Five Minutes with Stephen Colbert of Comedy Central's The Daily Show
by Elana Berkowitz and Amy Schiller, CampusProgress.org
As
one of America’s finest voices in fake news reporting, Stephen
Colbert’s straight guy blue suit, arched eyebrows and deadpan
seriousness have become highlights of Comedy Central’s “The Daily
Show,” where he is the senior correspondent. As cable news increasingly
becomes a sad parody of itself, “The Daily Show,” an actual parody
show, remains profoundly funny and totally relevant.
CP:
When you were developing your super straight guy look and sound, which
actual media personalities did you model yourself after?
SC:
… [In] terms of who I channel, my natural inclination was Stone
Phillips, who has the greatest neck in journalism. And he’s got the
most amazingly severe head tilt at the end of tragic statements, like
“there were no…survivors.” He just tilts his head a bit on that
“survivors” as if to say “It’s true. It’s sad. There were none.”
…And then I also used Geraldo Rivera, because he’s got this great
sense of mission. He just thinks he’s gonna change the world with this
report. He’s got that early seventies hip trench coat “busting this
thing wide open” look going on. So those two guys.
CP:
You do “This Week in God.” Which is one of our favorite segments.
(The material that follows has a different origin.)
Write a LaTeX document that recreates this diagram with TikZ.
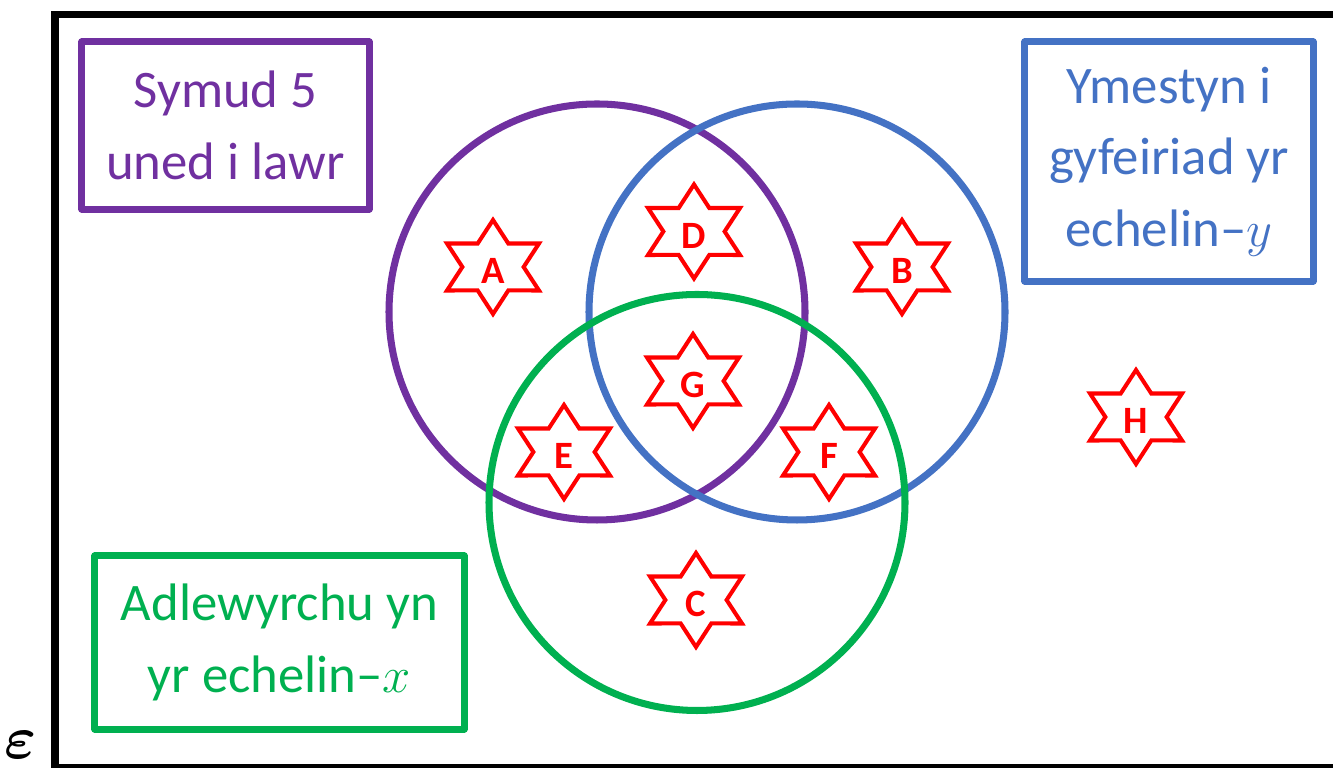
\documentclass[tikz,border=0pt]{standalone}
\usepackage{amsmath,amssymb}
\usepackage{fontspec}
\setmainfont{Carlito}
\usepackage{tikz}
\usetikzlibrary{positioning,calc}
\definecolor{vpurple}{RGB}{112,48,160}
\definecolor{vblue}{RGB}{68,114,196}
\definecolor{vgreen}{RGB}{0,176,80}
\definecolor{vred}{RGB}{255,0,0}

\begin{document}
\begin{tikzpicture}[x=0.01cm,y=-0.01cm,
  ring/.style={line width=2pt},
  rulebox/.style={draw=#1,text=#1,line width=2pt,line join=round,align=center,
    font=\fontsize{15}{20.3}\selectfont},
  hexline/.style={draw=vred,fill=white,line width=1.15pt,xscale=1.13},
  hexlbl/.style={text=vred,font=\bfseries\fontsize{11}{13}\selectfont,inner sep=0pt}]
  \useasboundingbox (0,0) rectangle (1333,768);
  \clip (0,0) rectangle (1333,768);
  \draw[line width=2pt] (55,14.5) rectangle (1360,767.5);
  \node[inner sep=0pt] (eps) at (21,745) {\fontsize{17}{20}\selectfont$\boldsymbol{\varepsilon}$};
  % the three sets
  \draw[ring,vpurple] (597,312) circle[radius=208];
  \draw[ring,vblue] (797,312) circle[radius=208];
  \draw[ring,vgreen] (697,502.5) circle[radius=208];
  \node[rulebox=vpurple,minimum width=2.87cm,minimum height=1.67cm] (symud) at (225.5,125.5) {Symud 5\\uned i lawr};
  \node[rulebox=vblue,minimum width=2.88cm,minimum height=2.39cm] (ymestyn) at (1169,161.5) {Ymestyn i\\gyfeiriad yr\\echelin--$y$};
  \node[rulebox=vgreen,minimum width=3.69cm,minimum height=1.73cm] (adlew) at (279.5,642.5) {Adlewyrchu yn\\yr echelin--$x$};
  % the shapes
  \foreach \n/\px/\py in {A/493/267,D/694/231.5,B/902/267,G/693/381,E/564/452,F/829/452,C/696/600,H/1136/417}{
    \draw[shift={(\px,\py)},hexline] (90:47) \foreach \a in {30,-30,-90,-150,-210,-270}{ -- ({\a+30}:27.1) -- (\a:47)} -- cycle;
    \node[hexlbl] (s\n) at (\px,\py+4) {\n};
  }
\end{tikzpicture}
\end{document}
You’re from a South Carolinian religious family and you are a
church-goer yourself. Why did you choose to focus so heavily on
religion right now?
SC:
We used to do This Week in God only once a month, but if there was room
on the show we could do it every week! There is so much religion in
public life. It has become acceptable for court decisions to be based
on the Gospel. There’s so much religion in public life, it’s a
religious pandemic. It’s everywhere. It’s not a needle in a haystack.
We throw away stories every week. I know we’re not a secular state like
France which has it in their constitution, but boy I wish our founding
fathers had been at little clearer in that First Amendment.
CP:
How do you keep finding people to interview on “The Daily Show” who
either don’t know the interview is satirical or are willing to play
along?
SC:
Everyone knows what the show is at this point, but they don’t
understand where we’re going with the conversation. I talk to them for
hours and you’re seeing the 3-4 questions that are important to my
segment. They don’t necessarily perceive a 3 minute edit out of a 3
hour conversation. I don’t make a big deal out of being funny, and then
we do our best to bring ‘em back alive in editing.